1. Hawkish stance
A hawkish stance prioritises controlling inflation through interest rates hike. High interest rates make borrowing less attractive, reducing the amount of money in circulation. As a result, consumers purchase less and avoid taking loans. This decreased demand for goods and services leads to price stabilization, preventing inflation. Additionally, higher interest rates can strengthen the country’s currency.
2. Accommodative stance
An accommodative stance is adopted when economic growth is slowing. The goal is to boost spending by increasing the money supply in line with national income and demand for money, also known as “easy monetary policy.” The central bank lowers interest rates to make borrowing cheaper, encouraging more spending by consumers and businesses. This policy helps stimulate the economy during slowdowns by reducing the cost of borrowing through decreased short-term interest rates.
3. Neutral stance
A neutral stance maintains economic stability without stimulating or restraining growth. In this stance, policy rates are neither increased nor decreased, as economic conditions are balanced. The aim is to sustain a stable economic environment without influencing growth through changes in taxation or government spending.
4. Calibrated tightening stance
Calibrated tightening means during the current rate cycle, a cut in the repo rate is not being considered in near future.

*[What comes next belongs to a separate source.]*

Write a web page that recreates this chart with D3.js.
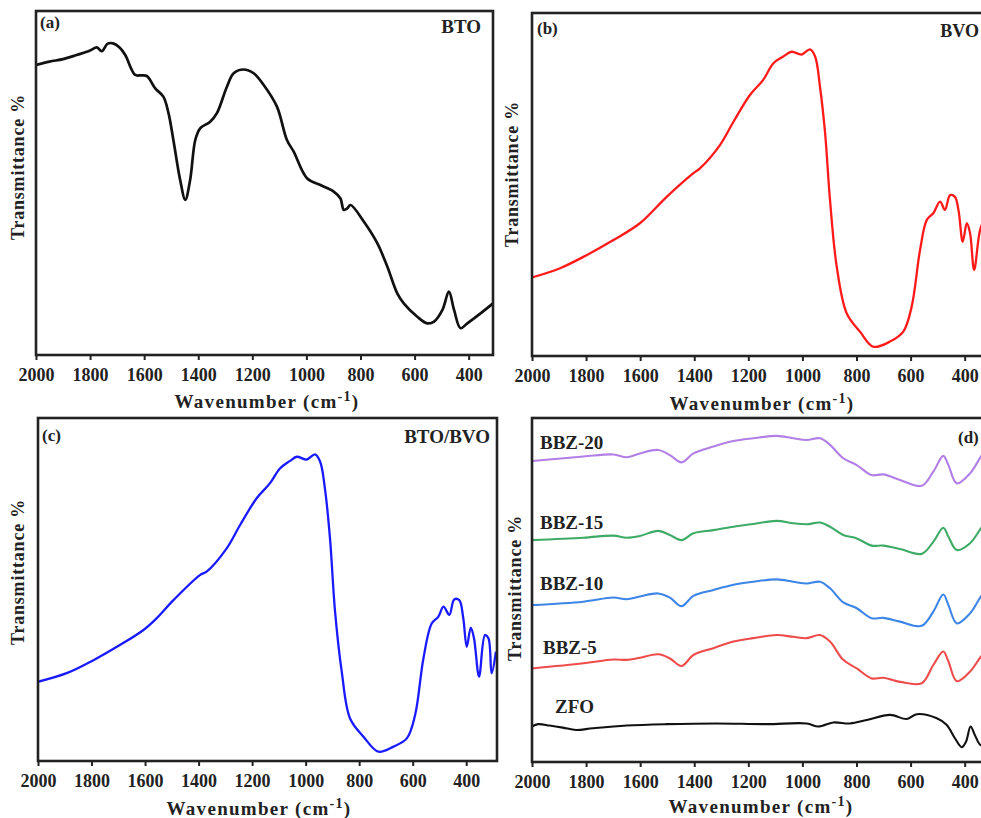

But the rate hike will happen in a calibrated manner. This means the central bank may not go for a rate increase in every policy meeting, but the overall policy stance is tilted towards a rate hike. This can happen outside the policy meetings as well if the situation warrants.
5. Dovish stance
Dovish stance is taken when the economy is not growing, and the central bank wants to guard against deflation and there is a need to stimulate the economy. Dovish stance involves low-interest rates. Low interest rates attract consumers to take credit from banks and other sources. However, in the context of Indian economy, RBI is rarely seen taking this stance as India is a strong emerging economy where the risk of deflation is near zero. This stance is generally seen in advanced economies like Japan where the growth rates have stagnated for a considerable period.